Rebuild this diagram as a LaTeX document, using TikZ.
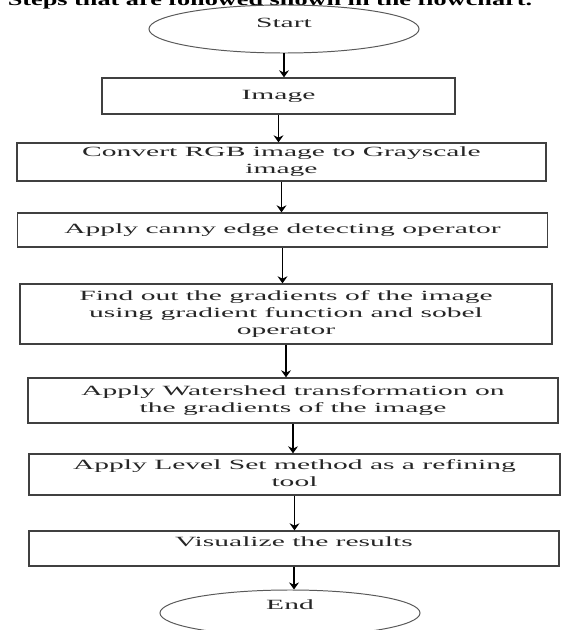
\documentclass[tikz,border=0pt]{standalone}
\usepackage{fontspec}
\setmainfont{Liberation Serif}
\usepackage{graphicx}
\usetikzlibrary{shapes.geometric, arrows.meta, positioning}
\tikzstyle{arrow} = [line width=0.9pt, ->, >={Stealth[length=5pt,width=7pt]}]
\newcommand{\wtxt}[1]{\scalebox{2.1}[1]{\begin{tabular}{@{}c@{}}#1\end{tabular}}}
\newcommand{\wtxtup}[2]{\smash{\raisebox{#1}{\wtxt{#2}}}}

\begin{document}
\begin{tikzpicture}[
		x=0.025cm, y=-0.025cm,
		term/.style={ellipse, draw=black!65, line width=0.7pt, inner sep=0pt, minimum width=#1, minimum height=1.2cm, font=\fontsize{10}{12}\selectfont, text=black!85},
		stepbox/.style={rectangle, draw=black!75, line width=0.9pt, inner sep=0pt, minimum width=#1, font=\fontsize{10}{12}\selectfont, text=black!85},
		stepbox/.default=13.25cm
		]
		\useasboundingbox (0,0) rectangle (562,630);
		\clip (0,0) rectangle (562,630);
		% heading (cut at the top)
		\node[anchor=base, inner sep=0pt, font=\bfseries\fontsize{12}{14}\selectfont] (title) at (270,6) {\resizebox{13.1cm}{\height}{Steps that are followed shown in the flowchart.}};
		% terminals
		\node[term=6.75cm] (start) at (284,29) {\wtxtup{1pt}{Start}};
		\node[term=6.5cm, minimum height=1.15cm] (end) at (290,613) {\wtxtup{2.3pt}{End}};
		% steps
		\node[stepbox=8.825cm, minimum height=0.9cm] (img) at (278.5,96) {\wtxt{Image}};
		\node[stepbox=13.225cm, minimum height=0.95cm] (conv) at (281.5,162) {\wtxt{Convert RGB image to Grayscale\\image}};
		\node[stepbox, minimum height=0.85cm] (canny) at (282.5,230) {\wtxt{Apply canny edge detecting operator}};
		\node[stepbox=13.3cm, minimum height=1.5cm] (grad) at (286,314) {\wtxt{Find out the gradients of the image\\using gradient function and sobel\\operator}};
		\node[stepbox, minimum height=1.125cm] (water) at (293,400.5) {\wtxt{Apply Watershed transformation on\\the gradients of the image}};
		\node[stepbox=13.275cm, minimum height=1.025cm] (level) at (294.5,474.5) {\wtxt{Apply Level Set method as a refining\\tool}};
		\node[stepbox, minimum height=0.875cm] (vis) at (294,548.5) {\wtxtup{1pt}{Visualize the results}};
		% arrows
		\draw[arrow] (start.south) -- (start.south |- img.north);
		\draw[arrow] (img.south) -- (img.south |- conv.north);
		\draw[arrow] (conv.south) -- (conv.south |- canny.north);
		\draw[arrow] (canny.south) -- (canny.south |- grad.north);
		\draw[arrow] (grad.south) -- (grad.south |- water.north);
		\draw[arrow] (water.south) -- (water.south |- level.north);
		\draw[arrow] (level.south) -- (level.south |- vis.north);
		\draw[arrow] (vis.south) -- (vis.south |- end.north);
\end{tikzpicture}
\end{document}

* * *

● **PROBLEM DETAILS**:
Reproduce the whole listing above word for word, but not its pictures.

● **THE COMPLETED TASK**:
Rebuild this diagram as a LaTeX document, using TikZ.
\documentclass[tikz,border=0pt]{standalone}
\usepackage{fontspec}
\setmainfont{Liberation Serif}
\usepackage{graphicx}
\usetikzlibrary{shapes.geometric, arrows.meta, positioning}
\tikzstyle{arrow} = [line width=0.9pt, ->, >={Stealth[length=5pt,width=7pt]}]
\newcommand{\wtxt}[1]{\scalebox{2.1}[1]{\begin{tabular}{@{}c@{}}#1\end{tabular}}}
\newcommand{\wtxtup}[2]{\smash{\raisebox{#1}{\wtxt{#2}}}}

\begin{document}
\begin{tikzpicture}[
		x=0.025cm, y=-0.025cm,
		term/.style={ellipse, draw=black!65, line width=0.7pt, inner sep=0pt, minimum width=#1, minimum height=1.2cm, font=\fontsize{10}{12}\selectfont, text=black!85},
		stepbox/.style={rectangle, draw=black!75, line width=0.9pt, inner sep=0pt, minimum width=#1, font=\fontsize{10}{12}\selectfont, text=black!85},
		stepbox/.default=13.25cm
		]
		\useasboundingbox (0,0) rectangle (562,630);
		\clip (0,0) rectangle (562,630);
		% heading (cut at the top)
		\node[anchor=base, inner sep=0pt, font=\bfseries\fontsize{12}{14}\selectfont] (title) at (270,6) {\resizebox{13.1cm}{\height}{Steps that are followed shown in the flowchart.}};
		% terminals
		\node[term=6.75cm] (start) at (284,29) {\wtxtup{1pt}{Start}};
		\node[term=6.5cm, minimum height=1.15cm] (end) at (290,613) {\wtxtup{2.3pt}{End}};
		% steps
		\node[stepbox=8.825cm, minimum height=0.9cm] (img) at (278.5,96) {\wtxt{Image}};
		\node[stepbox=13.225cm, minimum height=0.95cm] (conv) at (281.5,162) {\wtxt{Convert RGB image to Grayscale\\image}};
		\node[stepbox, minimum height=0.85cm] (canny) at (282.5,230) {\wtxt{Apply canny edge detecting operator}};
		\node[stepbox=13.3cm, minimum height=1.5cm] (grad) at (286,314) {\wtxt{Find out the gradients of the image\\using gradient function and sobel\\operator}};
		\node[stepbox, minimum height=1.125cm] (water) at (293,400.5) {\wtxt{Apply Watershed transformation on\\the gradients of the image}};
		\node[stepbox=13.275cm, minimum height=1.025cm] (level) at (294.5,474.5) {\wtxt{Apply Level Set method as a refining\\tool}};
		\node[stepbox, minimum height=0.875cm] (vis) at (294,548.5) {\wtxtup{1pt}{Visualize the results}};
		% arrows
		\draw[arrow] (start.south) -- (start.south |- img.north);
		\draw[arrow] (img.south) -- (img.south |- conv.north);
		\draw[arrow] (conv.south) -- (conv.south |- canny.north);
		\draw[arrow] (canny.south) -- (canny.south |- grad.north);
		\draw[arrow] (grad.south) -- (grad.south |- water.north);
		\draw[arrow] (water.south) -- (water.south |- level.north);
		\draw[arrow] (level.south) -- (level.south |- vis.north);
		\draw[arrow] (vis.south) -- (vis.south |- end.north);
\end{tikzpicture}
\end{document}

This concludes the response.